Gale notes it is rare for there to be open seats in the two major, statewide offices in the same election year. In 2012, three major candidates competed in the Republican primary for U.S. Senate after Democrat Ben Nelson decided to step down.
A lot of money has been spent on this campaign, primarily for television and radio advertising. Third party special interest groups have poured millions into the campaign, both for and against candidates.
The U.S. Senate race has attracted Midland University President Ben Sasse, former state Treasurer Shane Osborne, Pinnacle Bancorp President Sid Dinsdale, and Omaha attorney Bart McLeay to the Republican primary. Another candidate, Clifton Johnson of Ft.
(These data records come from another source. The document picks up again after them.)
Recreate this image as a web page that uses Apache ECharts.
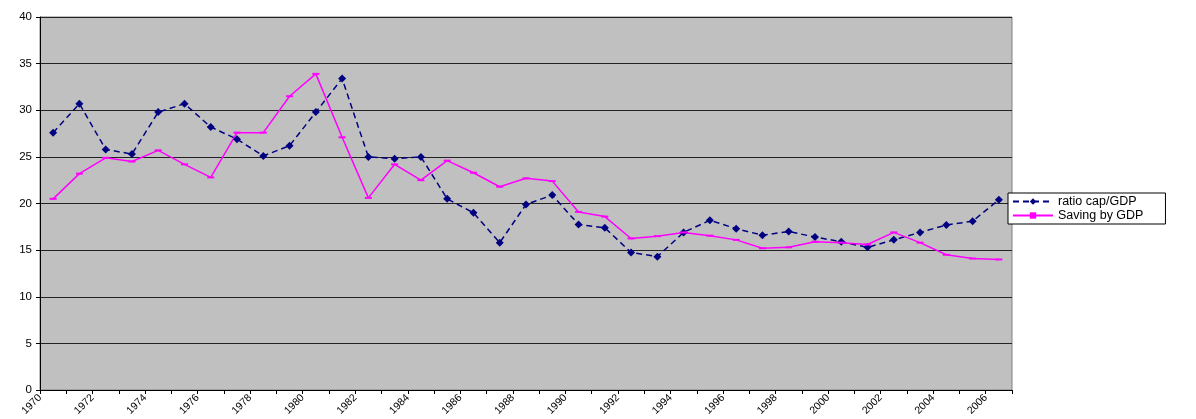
<!DOCTYPE html>
<html>
<head>
<meta charset="utf-8">
<script src="https://cdn.jsdelivr.net/npm/echarts@6/dist/echarts.min.js"></script>
<style>body{margin:0;background:#fff}#c{width:1196px;height:419px}</style>
</head>
<body>
<div id="c"></div>
<script>
var years = [];
for (var y = 1970; y <= 2006; y++) years.push(String(y));
var boundaryYears = years.concat(['2007']);
var ratioCap = [27.6, 30.7, 25.8, 25.3, 29.8, 30.7, 28.2, 26.9, 25.1, 26.2, 29.8, 33.4, 25.0, 24.8, 25.0, 20.5, 19.0, 15.8,
  19.9, 20.9, 17.75, 17.4, 14.75, 14.3, 16.9, 18.2, 17.3, 16.6, 17.0, 16.4, 15.9, 15.3, 16.1, 16.9, 17.7, 18.1, 20.4];
var saving = [20.5, 23.2, 24.9, 24.5, 25.7, 24.2, 22.8, 27.6, 27.6, 31.5, 33.9, 27.1, 20.6, 24.2, 22.5, 24.6, 23.3, 21.8,
  22.7, 22.4, 19.1, 18.6, 16.25, 16.5, 16.9, 16.55, 16.1, 15.2, 15.3, 15.9, 15.8, 15.6, 16.9, 15.8, 14.5, 14.1, 14.0];

var chart = echarts.init(document.getElementById('c'));
chart.setOption({
  animation: false,
  grid: { left: 40, right: 184, top: 17, bottom: 29, backgroundColor: '#c0c0c0', show: true, borderColor: '#808080', borderWidth: 1 },
  legend: {
    orient: 'vertical', left: 1008, top: 193,
    backgroundColor: '#fff', borderColor: '#000', borderWidth: 1,
    padding: [2, 22, 2, 4], itemGap: 1, itemWidth: 40, itemHeight: 8,
    textStyle: { fontFamily: 'Arial', fontSize: 12.5, color: '#000' },
    data: ['ratio cap/GDP', 'Saving by GDP']
  },
  xAxis: [{
    type: 'category', data: years, boundaryGap: true,
    axisLine: { lineStyle: { color: '#000' } },
    axisTick: { show: false }, axisLabel: { show: false }
  }, {
    type: 'category', data: boundaryYears, boundaryGap: false, position: 'bottom',
    axisLine: { show: false },
    axisTick: { show: true, interval: 0, length: 4, lineStyle: { color: '#000' } },
    axisLabel: { interval: 1, rotate: 45, fontFamily: 'Arial', fontSize: 10.5, color: '#000', margin: 6,
      formatter: function (v) { return v === '2007' ? '' : v; } }
  }],
  yAxis: {
    type: 'value', min: 0, max: 40, interval: 5,
    axisLine: { show: true, lineStyle: { color: '#000' } },
    axisTick: { show: true, length: 4, lineStyle: { color: '#000' } },
    axisLabel: { fontFamily: 'Arial', fontSize: 11.5, color: '#000', margin: 8 },
    splitLine: { lineStyle: { color: '#222', width: 1 } }
  },
  series: [{
    name: 'ratio cap/GDP', type: 'line', data: ratioCap,
    symbol: 'diamond', symbolSize: 8,
    lineStyle: { color: '#000080', width: 1.5, type: [6, 4] },
    itemStyle: { color: '#000080' }
  }, {
    name: 'Saving by GDP', type: 'line', data: saving,
    symbol: 'rect', symbolSize: [7, 2],
    lineStyle: { color: '#ff00ff', width: 1.5 },
    itemStyle: { color: '#ff00ff' }
  }]
});
</script>
</body>
</html>
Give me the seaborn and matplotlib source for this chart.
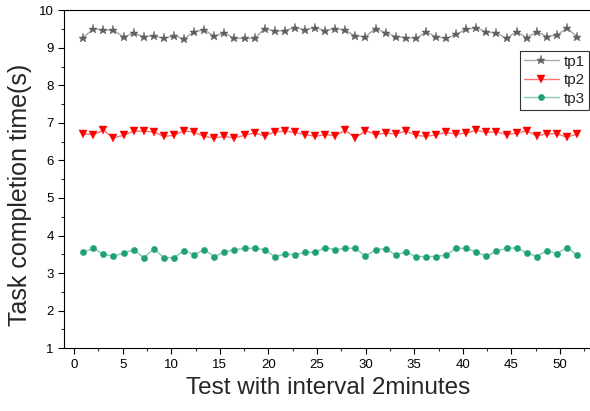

Calhoun, is on the Republican ballot, but hasn’t spent any money.
In the Republican primary for governor, six candidates compete: Attorney General Jon Bruning, former TD Ameritrade executive Pete Ricketts, Auditor Mike Foley, state Sen. Beau McCoy of Omaha, state Sen. Tom Carlson of Holdrege, and Omaha tax attorney Bryan Slone.
Four Republican attorneys are in the running for AG: Doug Peterson of Lincoln, Pete Pirsch of Omaha, Brian Buescher of Omaha, and Mike Hilgers of Lincoln.
In the Republican primary for Auditor pits Charlie Janssen of Fremont against Larry Anderson of Lincoln.
Secretary of State Gale expects that Republican field to create enough interest to push through the stubborn 25% voter turnout barrier for most primaries.
Gale predicts at least 44% turnout for Nebraska Republicans, perhaps more.
“If we’re all doing our part as citizens and paying attention and realizing the importance of this, we should have a 50% turnout of Republicans in this primary.”
That should propel overall voter turnout to past 30%.